Release 0.191#

General Changes#

  • Fix regression that could cause high CPU usage for join queries when dictionary processing for joins is enabled.

  • Fix bit_count() for bits between 33 and 63.

  • The query.low-memory-killer.enabled config property has been replaced with query.low-memory-killer.policy. Use total-reservation to continue using the previous policy of killing the largest query. There is also a new policy, total-reservation-on-blocked-nodes, which kills the query that is using the most memory on nodes that are out of memory (blocked).

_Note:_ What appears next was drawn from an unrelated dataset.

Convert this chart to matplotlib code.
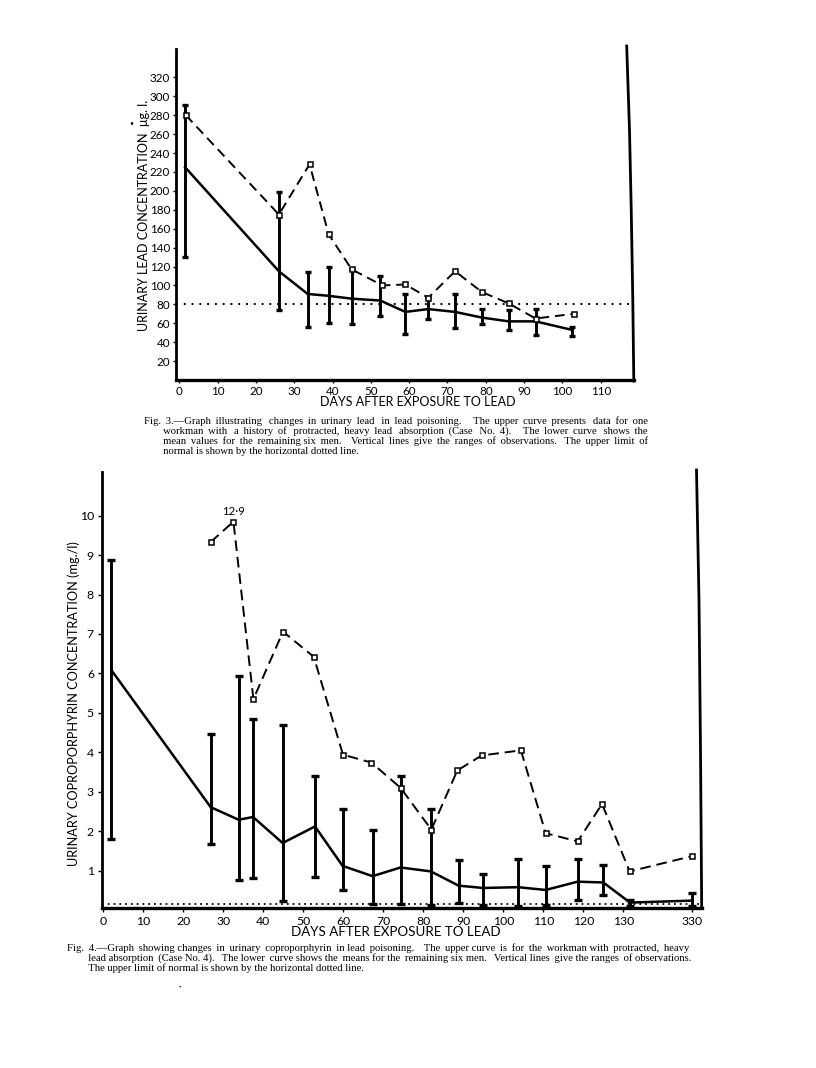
import numpy as np
import matplotlib
matplotlib.use('Agg')
import matplotlib.pyplot as plt
from matplotlib.lines import Line2D

W, H = 816, 1068

# ---- Fig. 3 data: urinary lead (ug/l) ----
lead_case4_days = [1.7, 26, 34, 39, 45, 53, 59, 65, 72, 79, 86, 93, 103]
lead_case4 = [280, 175, 228, 154, 117, 100, 101, 87, 115, 93, 81, 65, 70]
lead_days = [1.5, 26, 33.5, 39, 45, 52.5, 59, 65, 72, 79, 86, 93, 102.5]
lead_mean = [225, 115, 91, 89, 86, 84, 72, 75, 72, 66, 62, 62, 53]
lead_low = [130, 74, 56, 60, 59, 68, 49, 65, 55, 59, 53, 48, 47]
lead_high = [291, 199, 114, 119, 117, 110, 91, 88, 91, 75, 74, 75, 56]
lead_normal = 80
lead_xticks = [0, 10, 20, 30, 40, 50, 60, 70, 80, 90, 100, 110]
lead_yticks = [20, 40, 60, 80, 100, 120, 140, 160, 180, 200, 220, 240, 260, 280, 300, 320]

# ---- Fig. 4 data: urinary coproporphyrin (mg/l) ----
copro_case4_days = [26.8, 32.5, 37.5, 44.9, 52.6, 59.9, 67, 74.3, 82, 88.5, 94.6, 104.4,
                    110.6, 118.6, 124.7, 131.6, 330]
copro_case4 = [9.33, 12.9, 5.35, 7.06, 6.42, 3.94, 3.74, 3.10, 2.04, 3.54, 3.92, 4.05,
               1.95, 1.74, 2.69, 0.98, 1.37]
copro_days = [2, 26.8, 33.8, 37.4, 44.8, 52.9, 59.8, 67.3, 74.3, 81.9, 88.8, 94.9, 103.7,
              110.6, 118.6, 125, 131.7, 330]
copro_mean = [6.08, 2.61, 2.29, 2.36, 1.70, 2.12, 1.12, 0.86, 1.08, 0.98, 0.62, 0.56, 0.58,
              0.51, 0.72, 0.70, 0.19, 0.24]
copro_low = [1.80, 1.68, 0.75, 0.81, 0.22, 0.83, 0.52, 0.15, 0.15, 0.13, 0.17, 0.13, 0.11,
             0.13, 0.26, 0.38, 0.11, 0.11]
copro_high = [8.88, 4.46, 5.93, 4.84, 4.70, 3.39, 2.57, 2.03, 3.41, 2.57, 1.28, 0.92, 1.30,
              1.13, 1.30, 1.14, 0.25, 0.43]
copro_normal = 0.15
copro_cap = 9.85   # off-scale value drawn at top of the axis
copro_xticks = [0, 10, 20, 30, 40, 50, 60, 70, 80, 90, 100, 110, 120, 130, 330]
copro_yticks = [1, 2, 3, 4, 5, 6, 7, 8, 9, 10]

caption3 = ["Fig. 3.\u2014Graph illustrating changes in urinary lead in lead poisoning.  The upper curve presents data for one",
            "workman with a history of protracted, heavy lead absorption (Case No. 4).  The lower curve shows the",
            "mean values for the remaining six men.  Vertical lines give the ranges of observations.  The upper limit of",
            "normal is shown by the horizontal dotted line."]
caption4 = ["Fig. 4.\u2014Graph showing changes in urinary coproporphyrin in lead poisoning.  The upper curve is for the workman with protracted, heavy",
            "lead absorption (Case No. 4).  The lower curve shows the means for the remaining six men.  Vertical lines give the ranges of observations.",
            "The upper limit of normal is shown by the horizontal dotted line."]

SANS = ['Lato', 'DejaVu Sans']
SERIF = ['Liberation Serif', 'DejaVu Serif']
plt.rcParams['font.family'] = SANS
CAP_SIZE = 7.7
THIN = '\u2009'


def fx(px):
    return px / W


def fy(py):
    return 1 - py / H


def box(x0, y0, x1, y1):
    return [fx(x0), fy(y1), fx(x1) - fx(x0), fy(y0) - fy(y1)]


# broken axis: everything past 140 days compressed
def fwd(x):
    x = np.asarray(x, dtype=float)
    return np.where(x > 140, 140 + (x - 140) * (7.3 / 190), x)


def inv(x):
    x = np.asarray(x, dtype=float)
    return np.where(x > 140, 140 + (x - 140) * (190 / 7.3), x)


def style_axes(ax, tick_size):
    for s in ['top', 'right']:
        ax.spines[s].set_visible(False)
    ax.spines['left'].set_linewidth(2.0)
    ax.spines['bottom'].set_linewidth(2.4)
    ax.tick_params(axis='both', direction='out', length=2.5, width=1.0,
                   labelsize=tick_size, pad=2)


fig = plt.figure(figsize=(W / 100, H / 100), dpi=100)
renderer = fig.canvas.get_renderer()


def text_w(s):
    t = fig.text(0, 0, s, fontsize=CAP_SIZE, family=SERIF)
    w = t.get_window_extent(renderer).width
    t.remove()
    return w


def justify(line, target):
    # pad the word gaps with thin spaces until the line fills the target width
    thin_w = (text_w('a' + THIN * 10 + 'a') - text_w('aa')) / 10
    n = int(round((target - text_w(line)) / thin_w))
    parts = line.split(' ')
    gaps = len(parts) - 1
    if n <= 0 or gaps == 0:
        return line
    out = parts[0]
    for j, p in enumerate(parts[1:]):
        extra = int(round((j + 1) * n / gaps)) - int(round(j * n / gaps))
        out += ' ' + THIN * extra + p
    return out


def caption(lines, x0, indent, right, y0, pitch):
    thin_w = (text_w('a' + THIN * 10 + 'a') - text_w('aa')) / 10
    n_ind = int(round(indent / thin_w))
    body = []
    for i, line in enumerate(lines):
        last = i == len(lines) - 1
        start = x0 if i == 0 else x0 + indent
        s = line if last else justify(line, right - start)
        body.append(s if i == 0 else THIN * n_ind + s)
    t = fig.text(fx(x0), fy(y0), '\n'.join(body), ha='left', va='top',
                 fontsize=CAP_SIZE, family=SERIF, linespacing=1.0)
    # adjust line spacing so the lines sit at the measured pitch
    h = t.get_window_extent(renderer).height
    t.set_linespacing((pitch * (len(lines) - 1) + CAP_SIZE * 1.33) / h)
    return t


# ================= Fig. 3 =================
ax1 = fig.add_axes(box(175.7, 49, 634, 380))
ax1.set_xlim(-0.94, 118.7)
ax1.set_ylim(0, 350)
style_axes(ax1, 8.4)
ax1.set_xticks(lead_xticks)
ax1.set_yticks(lead_yticks)
ax1.tick_params(axis='y', pad=1.5)

ax1.axhline(lead_normal, color='black', lw=1.4, ls=(0, (1, 3.0)), zorder=1)
m = np.array(lead_mean)
ax1.errorbar(lead_days, m, yerr=[m - np.array(lead_low), np.array(lead_high) - m],
             fmt='none', ecolor='black', elinewidth=2.1, capsize=2.4, capthick=2.4, zorder=2)
ax1.plot(lead_days, lead_mean, color='black', lw=1.8, zorder=3)
ax1.plot(lead_case4_days, lead_case4, color='black', lw=1.4, ls=(0, (5, 3)),
         marker='s', ms=3.6, mfc='white', mec='black', mew=1.1, zorder=4)

fig.text(fx(418), fy(401.5), 'DAYS AFTER EXPOSURE TO LEAD', ha='center', va='center',
         fontsize=9.0)
fig.text(fx(144), fy(215), 'URINARY LEAD CONCENTRATION  \u03bcg. l.', ha='center', va='center',
         rotation=90, fontsize=9.0)

fig.add_artist(Line2D([fx(626.7), fx(629.5), fx(631.3), fx(632.8), fx(633.8)],
                      [fy(46), fy(130), fy(213), fy(300), fy(381)],
                      color='black', lw=2.0, transform=fig.transFigure))
fig.text(fx(131), fy(123), '\u2022', ha='center', va='center', fontsize=5)

# ================= Fig. 4 =================
ax2 = fig.add_axes(box(102.3, 472.3, 702, 907.7))
ax2.set_xscale('function', functions=(fwd, inv))
ax2.set_xlim(float(inv(-0.3)), float(inv(149.7)))
ax2.set_ylim(0.06, 11.1)
style_axes(ax2, 8.8)
ax2.tick_params(axis='both', length=3, pad=3)
ax2.set_xticks(copro_xticks)
ax2.set_xticklabels([str(t) for t in copro_xticks])
ax2.set_yticks(copro_yticks)
ax2.xaxis.set_minor_locator(plt.NullLocator())

ax2.axhline(copro_normal, color='black', lw=1.3, ls=(0, (1, 2.2)), zorder=1)
m2 = np.array(copro_mean)
ax2.errorbar(copro_days, m2, yerr=[m2 - np.array(copro_low), np.array(copro_high) - m2],
             fmt='none', ecolor='black', elinewidth=2.1, capsize=2.6, capthick=2.4, zorder=2)
ax2.plot(copro_days, copro_mean, color='black', lw=1.8, zorder=3)
c4 = np.minimum(np.array(copro_case4), copro_cap)
ax2.plot(copro_case4_days, c4, color='black', lw=1.4, ls=(0, (5.5, 3)),
         marker='s', ms=3.6, mfc='white', mec='black', mew=1.1, zorder=4)
k = int(np.argmax(copro_case4))
ax2.annotate(f'{copro_case4[k]:.1f}'.replace('.', '\u00b7'),
             (copro_case4_days[k], c4[k]), xytext=(0, 7.5), textcoords='offset points',
             ha='center', va='center', fontsize=8.2)

fig.text(fx(396), fy(931.5), 'DAYS AFTER EXPOSURE TO LEAD', ha='center', va='center',
         fontsize=9.6)
fig.text(fx(74), fy(704), 'URINARY COPROPORPHYRIN CONCENTRATION (mg./l)', ha='center',
         va='center', rotation=90, fontsize=9.2)

fig.add_artist(Line2D([fx(696.5), fx(699), fx(700.5), fx(701.7)],
                      [fy(470), fy(600), fy(750), fy(908)],
                      color='black', lw=2.0, transform=fig.transFigure))
fig.text(fx(180), fy(987), '\u2022', ha='center', va='center', fontsize=3)

# ================= captions =================
caption(caption3, 144, 19.6, 647, 416, 10.3)
caption(caption4, 67, 21.0, 690, 943, 10.4)

fig.savefig('out.png', dpi=100)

  • Add support for grouped join execution. When both sides of a join have the same table partitioning and the partitioning is addressable, partial data can be loaded into memory at a time, making it possible to execute the join with less peak memory usage. The colocated join feature must be enabled with the colocated-joins-enabled config property or the colocated_join session property, and the concurrent_lifespans_per_task session property must be specified.

  • Allow connectors to report the amount of physical written data.

  • Add ability to dynamically scale out the number of writer tasks rather than allocating a fixed number of tasks. Additional tasks are added when the the average amount of physical data per writer is above a minimum threshold. Writer scaling can be enabled with the scale-writers config property or the scale_writers session property. The minimum size can be set with the writer-min-size config property or the writer_min_size session property. The tradeoff for writer scaling is that write queries can take longer to run due to the decreased writer parallelism while the writer count ramps up.

Resource Groups Changes#

  • Add query type to the exact match source selector in the DB resource group selectors.

CLI Changes#

  • Improve display of values of the Geometry type.

Hive Changes#

  • Add support for grouped join execution for Hive tables when both sides of a join have the same bucketing property.

  • Report physical written data for the legacy RCFile writer, optimized RCFile writer, and optimized ORC writer. These writers thus support writer scaling, which can both reduce the number of written files and create larger files. This is especially important for tables that have many small partitions, as small files can take a disproportionately longer time to read.

Thrift Connector Changes#

  • Add page size distribution metrics.

MySQL, PostgreSQL, Redshift, and SQL Server Changes#

  • Fix querying information_schema.columns if there are tables with no columns or no supported columns.